The above algorithm is pretty solid, but we need to consider that RKMS is going to be deployed as a replicated stateless service. This means that a request can go to any instance of RKMS, implying that there is a chance the same request could go to 2 different instances at once, if 2 different store service instances make the same request at the same time. This is pretty common because a tenant might be saving multiple keys at the same time, on different store service instances. In this situation, if the encryption data key already exists in RKMS, everything is fine. However, if a key has never existed, this leads to RKMS instances trying to create a data key for the same id at once, but each instance will generate a unique data key, unequal to the other instance’s generated data key. This leads to a big problem!

Let’s take a look at an example scenario: let’s say the same request goes to 2 of our instances: r1 and r2. Both instances check the database and find no id → encrypted data keys mapping, so they both request a new data key from KMS. Notice that the data key r1 gets from KMS will not be the same as what r2 will receive.

Once it receives and encrypts the data key in all regions, r1 will save its set in the database and return the plaintext data key k1. Then, r2 finishes its tasks, saves its set in the database, and return the plaintext data key k2. At this moment, the clients of r1 and r2 will encrypt user data with 2 different keys, and in the future, when they want to decrypt that tenant’s data, they will always use data key k2 because that was the last data key saved in the database.
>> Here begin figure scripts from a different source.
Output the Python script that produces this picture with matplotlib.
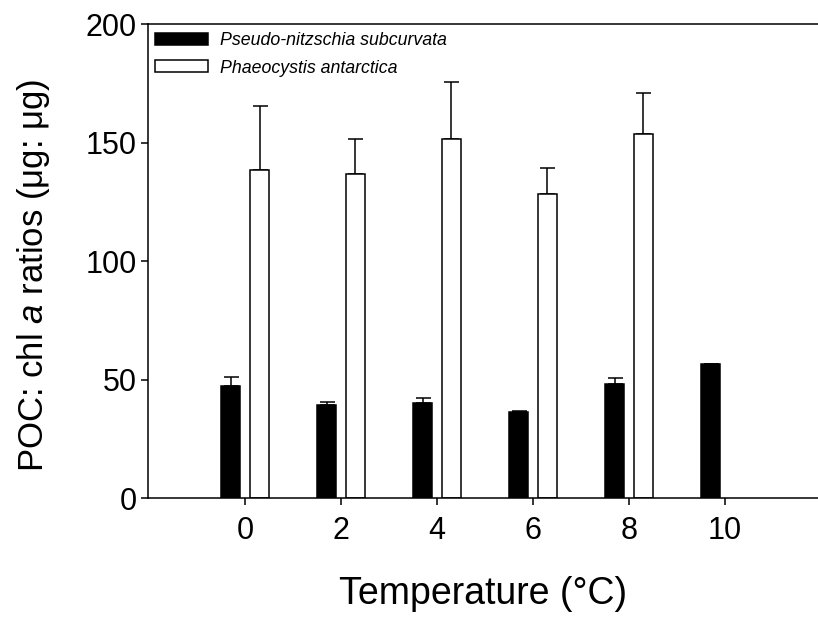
import numpy as np
import matplotlib
matplotlib.use("Agg")
import matplotlib.pyplot as plt

plt.rcParams['font.family'] = ['Liberation Sans', 'DejaVu Sans']
plt.rcParams['mathtext.fontset'] = 'custom'
plt.rcParams['mathtext.rm'] = 'Liberation Sans'
plt.rcParams['mathtext.it'] = 'Liberation Sans:italic'

temps = [0, 2, 4, 6, 8, 10]
pseudo = [47.4, 39.3, 40.3, 36.6, 48.2, 56.8]
pseudo_err = [3.9, 1.3, 1.9, 0.3, 2.4, 0.0]
phaeo = [138.4, 137.0, 151.6, 128.2, 153.9, np.nan]
phaeo_err = [27.1, 14.5, 24.2, 11.0, 17.1, np.nan]

x = np.array(temps, dtype=float)

fig = plt.figure(figsize=(8.18, 6.26), dpi=100)
ax = fig.add_axes([0.1806, 0.204, 0.8194, 0.7572])

ax.bar(x - 0.3, pseudo, width=0.39, color='black', edgecolor='black',
       linewidth=1.1, label='Pseudo-nitzschia subcurvata', zorder=2)
ax.bar(x + 0.3, phaeo, width=0.39, color='white', edgecolor='black',
       linewidth=1.1, label='Phaeocystis antarctica', zorder=2)

# one-sided (upper) error bars
ax.errorbar(x - 0.3, pseudo, yerr=[np.zeros(len(x)), pseudo_err], fmt='none',
            ecolor='black', elinewidth=1.1, capsize=5.4, capthick=1.1, zorder=1)
ax.errorbar(x + 0.3, phaeo, yerr=[np.zeros(len(x)), phaeo_err], fmt='none',
            ecolor='black', elinewidth=1.1, capsize=5.4, capthick=1.1, zorder=1)

ax.set_xlim(-2.03, 11.94)
ax.set_ylim(0, 200)
ax.set_xticks(temps)
ax.set_yticks([0, 50, 100, 150, 200])

for s in ['left', 'bottom', 'top']:
    ax.spines[s].set_linewidth(1.1)
ax.spines['right'].set_visible(False)

ax.tick_params(axis='both', direction='out', length=5, width=1.1, labelsize=22)
ax.tick_params(axis='x', pad=8)
ax.tick_params(axis='y', pad=3)

ax.set_xlabel('Temperature (°C)', fontsize=27, labelpad=21)
ax.set_ylabel(r'POC: chl $\mathit{a}$ ratios (μg: μg)', fontsize=25)
ax.yaxis.set_label_coords(-0.143, 0.47)

leg = ax.legend(loc='upper left', bbox_to_anchor=(0.011, 0.984), frameon=False,
                prop={'style': 'italic', 'size': 12.8}, borderpad=0, borderaxespad=0,
                handlelength=3.0, handleheight=0.68, handletextpad=0.65,
                labelspacing=0.6)

fig.savefig('out.png', dpi=100)
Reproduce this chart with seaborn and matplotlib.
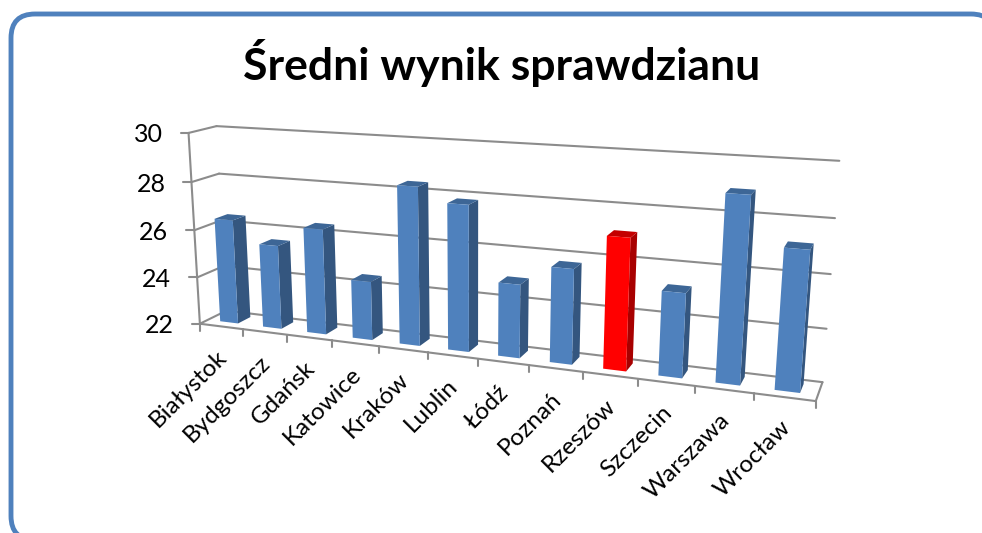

For that reason, we will never be able to decrypt the data that was encrypted with data key k1!

In order to solve this situation, we need to allow only one of these requests that are happening at the same time to succeed. One might think of using locks to prevent another RKMS instance from getting into the creation phase, but that will require coordination between the instances, which will slow our service down. Instead, what we could rely on is conditional writes provided by the database. Conditional writes are write operations that only happen if a certain condition is met. In this case, we can write to the database, with a condition that a value does not already exist for the given id. As a result, going back to the above example, when r2 tries to write to the database, its write will actually fail because a value exists in the database, put there moments ago by r1.

Reliance on all Regions

You may have noticed that when a data key already exists, we only need 1 region’s KMS to be up in order to fulfill the request. However, in order to create a data key for a new id, we need all regions available. This increases our risk of losing availability for key creation. Even though a solution is not yet implemented in RKMS for this problem, a possible solution is to allow data key creation with failure in some regions. For example, we could just require 2 out of 3 redundant regions to be available during key creation, so there won’t be a single point of failure. This will lead to saving fewer regions’ encrypted data keys in the database, so when needing the data key, you can only rely on regions that responded during the key creation. In order to increase the number of regions that can be used, one could also deploy a separate scheduled job which sweeps through the database to find incomplete rows and encrypt the data key for each row in its missing regions.

Highly Available Database

As you have noticed, RKMS utilizes a database on top of KMS, and in order to provide high availability, the database also needs to be reliable. Currently, RKMS is implemented with AWS DynamoDB as its database, and thankfully, AWS DynamoDB provides an SLA, so we don’t need to worry about its availability.

Conclusion

There you have it. We designed a reliable system on top of a service that does not provide an SLA. We used replication to avoid single point of failure, so when failures happen, we can have other options to continue serving our clients.

Remember: failures are the norm, not the exception. So be ready!